▶ [EXERCISE TASK]
Wherever a line holds the word "seaborn", copy that line out.

[Code that draws figures]
============

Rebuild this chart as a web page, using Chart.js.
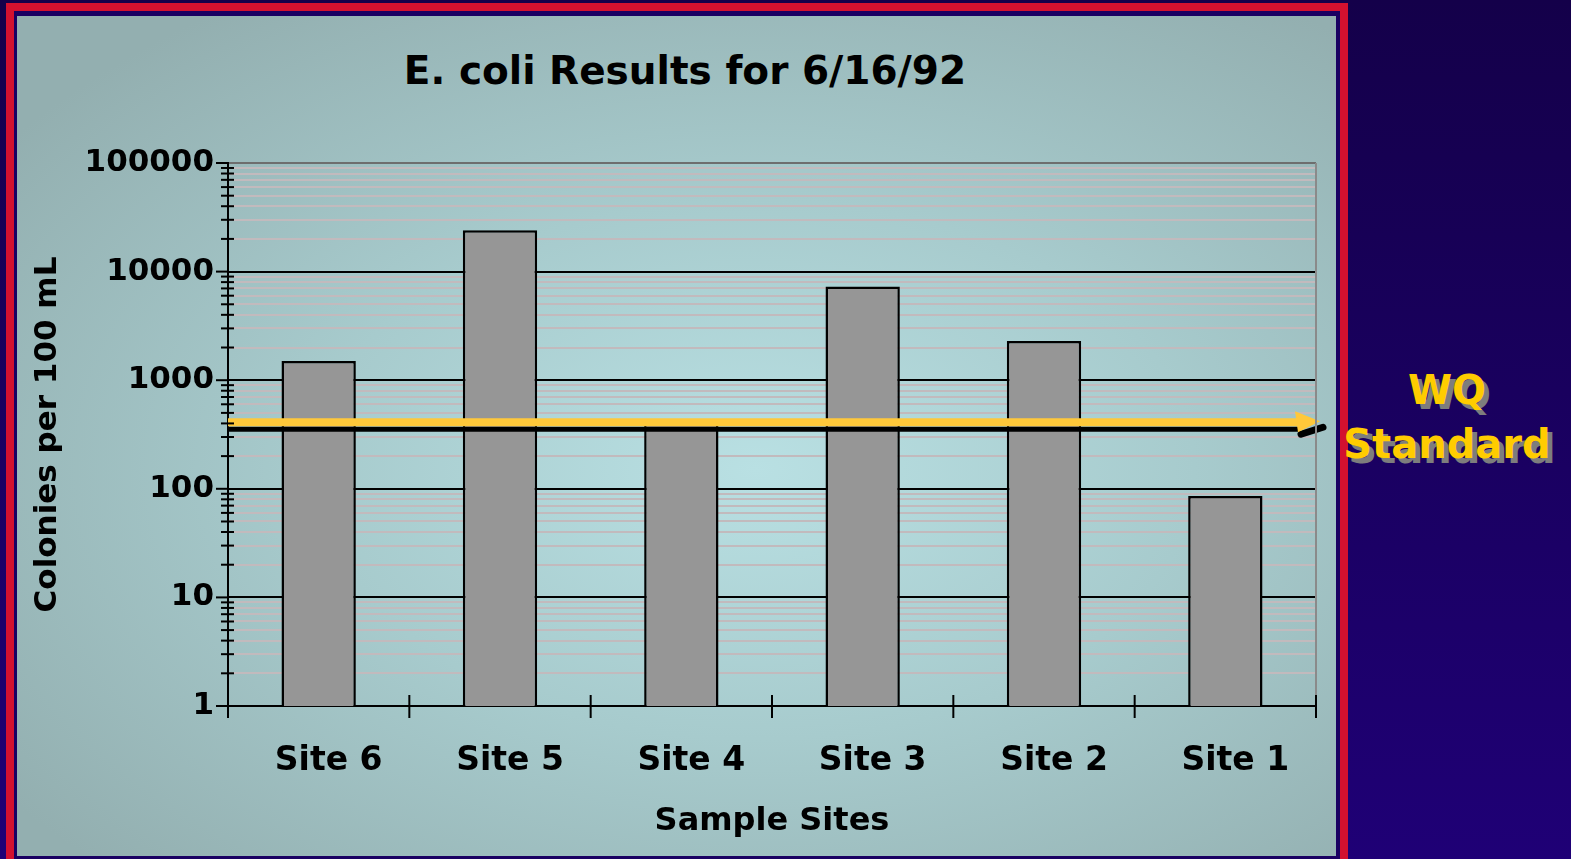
<!DOCTYPE html>
<html>
<head>
<meta charset="utf-8">
<script src="https://cdn.jsdelivr.net/npm/chart.js@4/dist/chart.umd.min.js"></script>
<style>
html, body { margin: 0; padding: 0; }
body {
  width: 1571px; height: 859px; overflow: hidden; position: relative;
  background: linear-gradient(180deg, #14004a 0%, #1f0076 100%);
  font-family: "DejaVu Sans", sans-serif;
}
#frame {
  position: absolute; left: 6px; top: 3px; width: 1342px; height: 880px;
  box-sizing: border-box; border: 8px solid #d3112f; background: #1a0062;
}
#panel {
  position: absolute; left: 17px; top: 16px; width: 1319px; height: 840px;
  background: radial-gradient(ellipse at 56% 54%, #b9e0e3 0%, #a7cbcd 42%, #93afb0 88%);
}
#title {
  position: absolute; left: 385px; width: 600px; top: 51px; text-align: center;
  font-weight: bold; font-size: 39px; line-height: 39px; color: #000; white-space: nowrap;
}
#wq {
  position: absolute; left: 1334px; width: 226px; top: 363px; text-align: center;
  font-weight: bold; font-size: 40px; line-height: 54px; color: #ffcc00;
  text-shadow: 5px 5px 0 #7d7d7d; white-space: nowrap;
}
#wrap { position: absolute; left: 0; top: 0; width: 1571px; height: 859px; }
canvas { position: absolute; left: 0; top: 0; }
</style>
</head>
<body>
<div id="frame"></div>
<div id="panel"></div>
<div id="title">E. coli Results for 6/16/92</div>
<div id="wq">WQ<br>Standard</div>
<div id="wrap"><canvas id="c" width="1571" height="859"></canvas></div>
<script>
// ---- data ----
const categories = ['Site 6', 'Site 5', 'Site 4', 'Site 3', 'Site 2', 'Site 1'];
const colonies = [1500, 24000, 400, 7300, 2300, 86];
const wqStandard = 410;
const yMajorTicks = [1, 10, 100, 1000, 10000, 100000];
const yMinorSteps = [2, 3, 4, 5, 6, 7, 8, 9];

const tickValues = [];
yMajorTicks.forEach((m, i) => {
  tickValues.push(m);
  if (i < yMajorTicks.length - 1) yMinorSteps.forEach(s => tickValues.push(m * s));
});

const FONT = '"DejaVu Sans", sans-serif';

const decor = {
  id: 'decor',
  afterDatasetsDraw(chart) {
    const ctx = chart.ctx;
    const ca = chart.chartArea;
    const y = chart.scales.y.getPixelForValue(wqStandard);
    const x0 = ca.left;
    const xEnd = ca.right + 4;
    ctx.save();
    ctx.lineCap = 'butt';
    // shadow
    ctx.strokeStyle = '#000';
    ctx.lineWidth = 5;
    ctx.beginPath(); ctx.moveTo(x0, y + 7); ctx.lineTo(xEnd - 20, y + 7); ctx.stroke();
    ctx.lineCap = 'round';
    ctx.lineWidth = 7;
    ctx.beginPath(); ctx.moveTo(xEnd - 19, y + 12); ctx.lineTo(xEnd + 3, y + 5); ctx.stroke();
    // yellow line
    ctx.lineCap = 'butt';
    ctx.strokeStyle = '#ffc83a';
    ctx.lineWidth = 8;
    ctx.beginPath(); ctx.moveTo(x0, y); ctx.lineTo(xEnd - 22, y); ctx.stroke();
    ctx.fillStyle = '#ffc83a';
    ctx.beginPath();
    ctx.moveTo(xEnd - 25, y - 11);
    ctx.lineTo(xEnd, y - 1);
    ctx.lineTo(xEnd - 22, y + 10);
    ctx.closePath();
    ctx.fill();
    ctx.restore();
  },
  afterDraw(chart) {
    const ctx = chart.ctx;
    const ca = chart.chartArea;
    const ys = chart.scales.y;
    const xs = chart.scales.x;
    ctx.save();
    // right border of plot
    ctx.strokeStyle = '#8a8a8a';
    ctx.lineWidth = 2;
    ctx.beginPath(); ctx.moveTo(ca.right, ca.top); ctx.lineTo(ca.right, ca.bottom - 10); ctx.stroke();
    // y ticks
    ctx.strokeStyle = '#000';
    ctx.lineWidth = 2;
    tickValues.forEach(v => {
      const py = ys.getPixelForValue(v);
      ctx.beginPath();
      if (yMajorTicks.includes(v)) { ctx.moveTo(ca.left - 12, py); ctx.lineTo(ca.left, py); }
      else { ctx.moveTo(ca.left - 7, py); ctx.lineTo(ca.left + 6, py); }
      ctx.stroke();
    });
    // x boundary ticks
    for (let i = 0; i <= categories.length; i++) {
      const px = xs.getPixelForValue(i - 0.5);
      ctx.beginPath(); ctx.moveTo(px, ca.bottom - 11); ctx.lineTo(px, ca.bottom + 12); ctx.stroke();
    }
    ctx.restore();
  }
};

new Chart(document.getElementById('c'), {
  type: 'bar',
  data: {
    labels: categories,
    datasets: [{
      data: colonies,
      backgroundColor: '#969696',
      borderColor: '#000',
      borderWidth: 2.5,
      categoryPercentage: 1.0,
      barPercentage: 0.41
    }]
  },
  options: {
    responsive: false,
    animation: false,
    devicePixelRatio: 1,
    layout: { padding: { left: 0, right: 255, top: 163, bottom: 0 } },
    plugins: { legend: { display: false }, tooltip: { enabled: false }, title: { display: false } },
    scales: {
      x: {
        type: 'category',
        z: 1,
        afterFit(s) { s.height = 153; },
        grid: { display: false, drawTicks: false },
        border: { display: true, color: '#000', width: 2 },
        ticks: {
          color: '#000', padding: 36, labelOffset: 10, maxRotation: 0,
          font: { family: FONT, size: 33, weight: 'bold' }
        },
        title: {
          display: true, text: 'Sample Sites', color: '#000',
          font: { family: FONT, size: 32, weight: 'bold' },
          padding: { top: 0, bottom: 18 }
        }
      },
      y: {
        type: 'logarithmic',
        min: 1, max: 100000,
        afterFit(s) { s.width = 228; },
        afterBuildTicks(s) {
          s.ticks = tickValues.map(v => ({ value: v, major: yMajorTicks.includes(v) }));
        },
        grid: {
          drawTicks: false,
          color(c) {
            const v = c.tick ? c.tick.value : 0;
            if (v === 100000) return '#6e6e6e';
            return yMajorTicks.includes(v) ? '#000' : '#c2babd';
          },
          lineWidth: 2
        },
        border: { display: true, color: '#000', width: 2 },
        ticks: {
          autoSkip: false, color: '#000', padding: 14,
          font: { family: FONT, size: 31, weight: 'bold' },
          callback(v) { return yMajorTicks.includes(v) ? String(v) : ''; }
        },
        title: {
          display: true, text: 'Colonies per 100 mL', color: '#000',
          font: { family: FONT, size: 31, weight: 'bold' },
          padding: { top: 29, bottom: 0 }
        }
      }
    }
  },
  plugins: [decor]
});
</script>
</body>
</html>
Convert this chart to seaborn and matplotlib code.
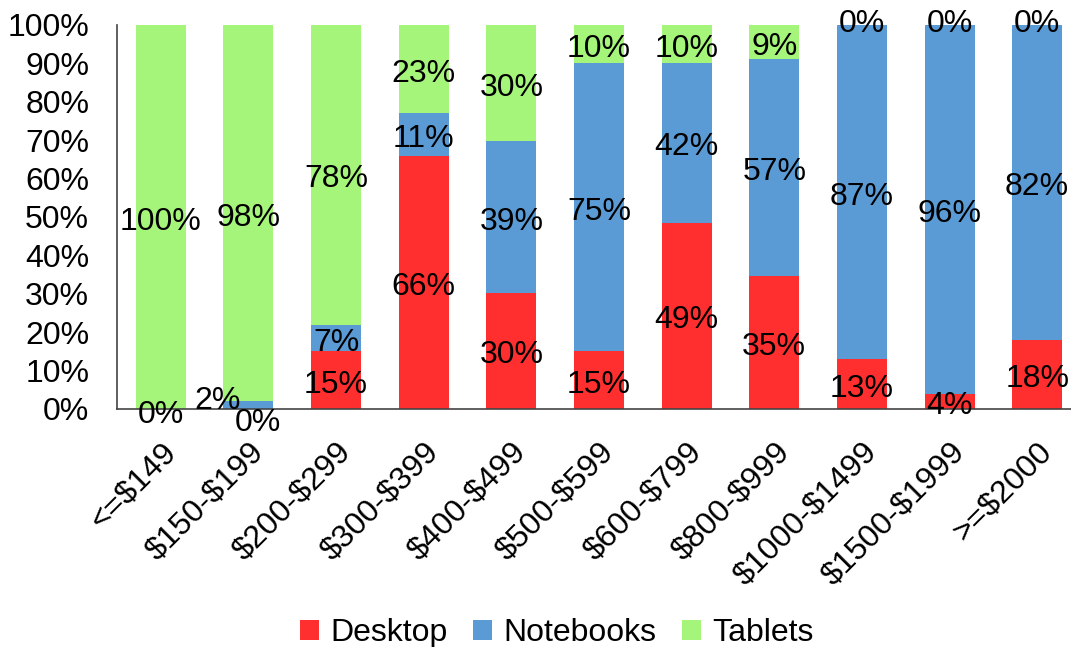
import matplotlib
matplotlib.use("Agg")
import matplotlib.pyplot as plt
import seaborn as sns
import numpy as np
import pandas as pd
from matplotlib.patches import Patch

categories = ["<=$149", "$150-$199", "$200-$299", "$300-$399", "$400-$499",
              "$500-$599", "$600-$799", "$800-$999", "$1000-$1499",
              "$1500-$1999", ">=$2000"]
desktop = [0, 0, 15, 66, 30, 15, 49, 35, 13, 4, 18]
notebooks = [0, 2, 7, 11, 39, 75, 42, 57, 87, 96, 82]
tablets = [100, 98, 78, 23, 30, 10, 10, 9, 0, 0, 0]
series_names = ["Desktop", "Notebooks", "Tablets"]
colors = ["#FF2F2F", "#5B9BD5", "#A6F57B"]

sns.set_theme(style="white")
plt.rcParams["font.family"] = ["Liberation Sans", "DejaVu Sans"]
plt.rcParams["text.color"] = "black"
plt.rcParams["xtick.color"] = "black"
plt.rcParams["ytick.color"] = "black"
plt.rcParams["text.parse_math"] = False

FS = 23

d = np.array(desktop, float)
n = np.array(notebooks, float)
t = np.array(tablets, float)
tot = d + n + t
c1 = d / tot * 100
c2 = (d + n) / tot * 100
c3 = (d + n + t) / tot * 100

df = pd.DataFrame({"cat": categories, "c1": c1, "c2": c2, "c3": c3})

fig = plt.figure(figsize=(10.71, 6.47), dpi=100)
ax = fig.add_axes([117 / 1071, 1 - 409 / 647, (1081 - 117) / 1071, (409 - 25) / 647])

for col, colr in zip(["c3", "c2", "c1"], colors[::-1]):
    sns.barplot(data=df, x="cat", y=col, color=colr, width=0.57, ax=ax,
                saturation=1, linewidth=0)

ax.set_xlim(-0.5, len(categories) - 0.5)
ax.set_ylim(0, 100)
ax.set_yticks(np.arange(0, 101, 10))
ax.set_yticklabels([f"{v}%" for v in range(0, 101, 10)], fontsize=FS)
ax.tick_params(axis="y", length=0, pad=20)
ax.tick_params(axis="x", length=0, pad=20)
ax.set_xticks(range(len(categories)))
ax.set_xticklabels(categories, rotation=45, ha="right", rotation_mode="anchor",
                   fontsize=FS)
ax.set_xlabel("")
ax.set_ylabel("")
for s in ["top", "right"]:
    ax.spines[s].set_visible(False)
for s in ["left", "bottom"]:
    ax.spines[s].set_color("#444444")
    ax.spines[s].set_linewidth(1.2)

# data labels at segment centers
vals = [d, n, t]
bottoms = [np.zeros_like(c1), c1, c2]
tops = [c1, c2, c3]
for si in range(3):
    for i in range(len(categories)):
        if si == 1 and i == 0:
            continue  # overlaps desktop 0% label
        yc = (bottoms[si][i] + tops[si][i]) / 2
        off = (0, -3.3)
        if i == 1 and si == 0:
            off = (7, -10)
        if i == 1 and si == 1:
            off = (-22, 3)
        if si == 0 and i == 0:
            off = (0, -4)
        if si == 2 and vals[si][i] == 0:
            off = (0, 0.5)
        ax.annotate(f"{int(vals[si][i])}%", (i, yc), xytext=off,
                    textcoords="offset points", ha="center", va="center",
                    fontsize=FS, color="black", annotation_clip=False)

handles = [Patch(facecolor=c, edgecolor="none") for c in colors]
fig.legend(handles, series_names, loc="lower center", ncol=3, frameon=False,
           fontsize=FS, handlelength=0.6, handleheight=0.6, handletextpad=0.35,
           columnspacing=0.8, borderpad=0.2, bbox_to_anchor=(0.52, -0.036))

fig.savefig("out.png", dpi=100)
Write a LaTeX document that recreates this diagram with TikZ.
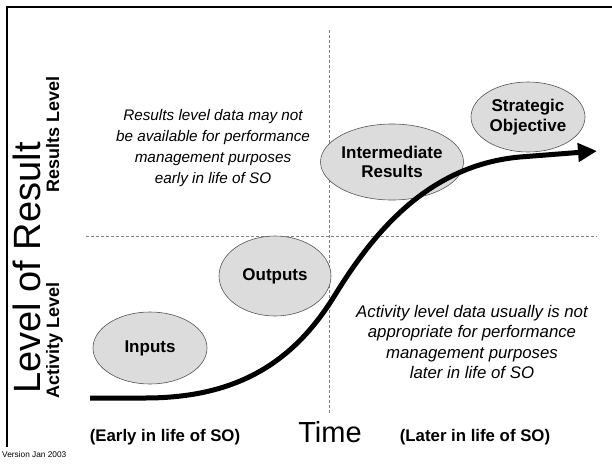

============

▶ [CORRECT ANSWER]
Convert this chart to seaborn and matplotlib code.
import seaborn as sns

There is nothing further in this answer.